■ PROBLEM TO SOLVE: Write the listing below out again exactly, dropping the images.
'''
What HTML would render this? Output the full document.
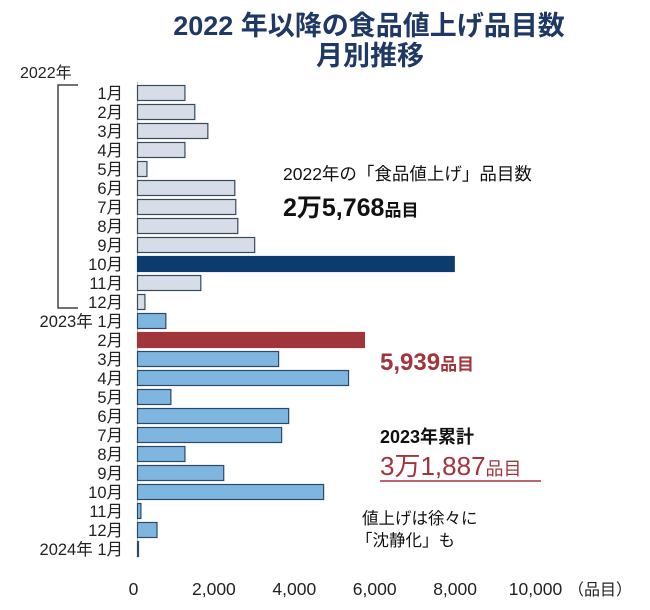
<!DOCTYPE html>
<html><head><meta charset="utf-8">
<style>
body{margin:0;background:#fff;}
svg text{font-family:"Liberation Sans","Noto Sans CJK JP",sans-serif;}
</style></head>
<body>
<svg id="chart" width="650" height="605" viewBox="0 0 650 605" xmlns="http://www.w3.org/2000/svg">
<text x="369" y="35" text-anchor="middle" font-size="27" font-weight="bold" fill="#1f3864">2022 年以降の食品値上げ品目数</text>
<text x="370" y="65" text-anchor="middle" font-size="27" font-weight="bold" fill="#1f3864">月別推移</text>
<text x="20" y="78" font-size="16" fill="#222">2022年</text>
<path d="M78 85 H58 V308 H78" fill="none" stroke="#444" stroke-width="1.5"/>
<g id="bars"></g>
<g id="xticks"></g>
<text x="568" y="595" font-size="16" fill="#222">（品目）</text>
<text x="283" y="180" font-size="17.5" fill="#111">2022年の「食品値上げ」品目数</text>
<text x="283" y="216" font-size="25" font-weight="bold" fill="#111">2万5,768<tspan font-size="17">品目</tspan></text>
<text x="380" y="370" font-size="24" font-weight="bold" fill="#a0353b">5,939<tspan font-size="17">品目</tspan></text>
<text x="380" y="443" font-size="18" font-weight="bold" fill="#111">2023年累計</text>
<text x="380" y="475" font-size="26" fill="#a0353b">3万1,887<tspan font-size="18">品目</tspan></text>
<line x1="380" y1="481" x2="541" y2="481" stroke="#a0353b" stroke-width="1.5"/>
<text x="362" y="524" font-size="16.5" fill="#111">値上げは徐々に</text>
<text x="356" y="546" font-size="16.5" fill="#111">「沈静化」も</text>
</svg>
<script>
const categories=["1月","2月","3月","4月","5月","6月","7月","8月","9月","10月","11月","12月","2023年 1月","2月","3月","4月","5月","6月","7月","8月","9月","10月","11月","12月","2024年 1月"];
const values=[1180,1425,1750,1180,235,2420,2445,2495,2915,7880,1575,185,705,5645,3510,5250,830,3760,3585,1180,2145,4630,85,485,15];
const tickValues=[0,2000,4000,6000,8000,10000];
const tickLabels=["0","2,000","4,000","6,000","8,000","10,000"];
const NS="http://www.w3.org/2000/svg";
const x0=137.5, scale=0.0402;
function xPos(v){return x0+v*scale;}
function yPos(i){return 93+i*19;}
const gb=document.getElementById('bars');
const ax=document.createElementNS(NS,'line');
ax.setAttribute('x1',x0);ax.setAttribute('x2',x0);ax.setAttribute('y1',82);ax.setAttribute('y2',556);
ax.setAttribute('stroke','#bbb');


gb.appendChild(ax);
categories.forEach((c,i)=>{
  const y=yPos(i);
  let fill='#d6dde8',stroke='#3a4a5c';
  if(i>=12){fill='#7eb6e0';stroke='#2a4a6c';}
  if(i===9){fill='#0c3c6e';stroke='#0c3c6e';}
  if(i===13){fill='#a0353b';stroke='#a0353b';}
  const r=document.createElementNS(NS,'rect');
  r.setAttribute('x',x0);r.setAttribute('y',y-7.5);
  r.setAttribute('width',Math.max(1,xPos(values[i])-x0));r.setAttribute('height',15);
  r.setAttribute('fill',fill);r.setAttribute('stroke',stroke);r.setAttribute('stroke-width',1.2);
  
  
  gb.appendChild(r);
  const t=document.createElementNS(NS,'text');
  t.setAttribute('x',123);t.setAttribute('y',y+6);t.setAttribute('text-anchor','end');
  t.setAttribute('font-size','16.5');t.setAttribute('fill','#222');
  t.textContent=c;
  
  
  gb.appendChild(t);
});
const gx=document.getElementById('xticks');
tickValues.forEach((v,i)=>{
  const t=document.createElementNS(NS,'text');
  t.setAttribute('x',xPos(v)-4);t.setAttribute('y',595);t.setAttribute('text-anchor','middle');
  t.setAttribute('font-size','17.5');t.setAttribute('fill','#222');
  t.textContent=tickLabels[i];
  
  
  gx.appendChild(t);
});
</script>
</body></html>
'''
■ RESPONSE TO THIS TASK:
What HTML would render this? Output the full document.
<!DOCTYPE html>
<html><head><meta charset="utf-8">
<style>
body{margin:0;background:#fff;}
svg text{font-family:"Liberation Sans","Noto Sans CJK JP",sans-serif;}
</style></head>
<body>
<svg id="chart" width="650" height="605" viewBox="0 0 650 605" xmlns="http://www.w3.org/2000/svg">
<text x="369" y="35" text-anchor="middle" font-size="27" font-weight="bold" fill="#1f3864">2022 年以降の食品値上げ品目数</text>
<text x="370" y="65" text-anchor="middle" font-size="27" font-weight="bold" fill="#1f3864">月別推移</text>
<text x="20" y="78" font-size="16" fill="#222">2022年</text>
<path d="M78 85 H58 V308 H78" fill="none" stroke="#444" stroke-width="1.5"/>
<g id="bars"></g>
<g id="xticks"></g>
<text x="568" y="595" font-size="16" fill="#222">（品目）</text>
<text x="283" y="180" font-size="17.5" fill="#111">2022年の「食品値上げ」品目数</text>
<text x="283" y="216" font-size="25" font-weight="bold" fill="#111">2万5,768<tspan font-size="17">品目</tspan></text>
<text x="380" y="370" font-size="24" font-weight="bold" fill="#a0353b">5,939<tspan font-size="17">品目</tspan></text>
<text x="380" y="443" font-size="18" font-weight="bold" fill="#111">2023年累計</text>
<text x="380" y="475" font-size="26" fill="#a0353b">3万1,887<tspan font-size="18">品目</tspan></text>
<line x1="380" y1="481" x2="541" y2="481" stroke="#a0353b" stroke-width="1.5"/>
<text x="362" y="524" font-size="16.5" fill="#111">値上げは徐々に</text>
<text x="356" y="546" font-size="16.5" fill="#111">「沈静化」も</text>
</svg>
<script>
const categories=["1月","2月","3月","4月","5月","6月","7月","8月","9月","10月","11月","12月","2023年 1月","2月","3月","4月","5月","6月","7月","8月","9月","10月","11月","12月","2024年 1月"];
const values=[1180,1425,1750,1180,235,2420,2445,2495,2915,7880,1575,185,705,5645,3510,5250,830,3760,3585,1180,2145,4630,85,485,15];
const tickValues=[0,2000,4000,6000,8000,10000];
const tickLabels=["0","2,000","4,000","6,000","8,000","10,000"];
const NS="http://www.w3.org/2000/svg";
const x0=137.5, scale=0.0402;
function xPos(v){return x0+v*scale;}
function yPos(i){return 93+i*19;}
const gb=document.getElementById('bars');
const ax=document.createElementNS(NS,'line');
ax.setAttribute('x1',x0);ax.setAttribute('x2',x0);ax.setAttribute('y1',82);ax.setAttribute('y2',556);
ax.setAttribute('stroke','#bbb');


gb.appendChild(ax);
categories.forEach((c,i)=>{
  const y=yPos(i);
  let fill='#d6dde8',stroke='#3a4a5c';
  if(i>=12){fill='#7eb6e0';stroke='#2a4a6c';}
  if(i===9){fill='#0c3c6e';stroke='#0c3c6e';}
  if(i===13){fill='#a0353b';stroke='#a0353b';}
  const r=document.createElementNS(NS,'rect');
  r.setAttribute('x',x0);r.setAttribute('y',y-7.5);
  r.setAttribute('width',Math.max(1,xPos(values[i])-x0));r.setAttribute('height',15);
  r.setAttribute('fill',fill);r.setAttribute('stroke',stroke);r.setAttribute('stroke-width',1.2);
  
  
  gb.appendChild(r);
  const t=document.createElementNS(NS,'text');
  t.setAttribute('x',123);t.setAttribute('y',y+6);t.setAttribute('text-anchor','end');
  t.setAttribute('font-size','16.5');t.setAttribute('fill','#222');
  t.textContent=c;
  
  
  gb.appendChild(t);
});
const gx=document.getElementById('xticks');
tickValues.forEach((v,i)=>{
  const t=document.createElementNS(NS,'text');
  t.setAttribute('x',xPos(v)-4);t.setAttribute('y',595);t.setAttribute('text-anchor','middle');
  t.setAttribute('font-size','17.5');t.setAttribute('fill','#222');
  t.textContent=tickLabels[i];
  
  
  gx.appendChild(t);
});
</script>
</body></html>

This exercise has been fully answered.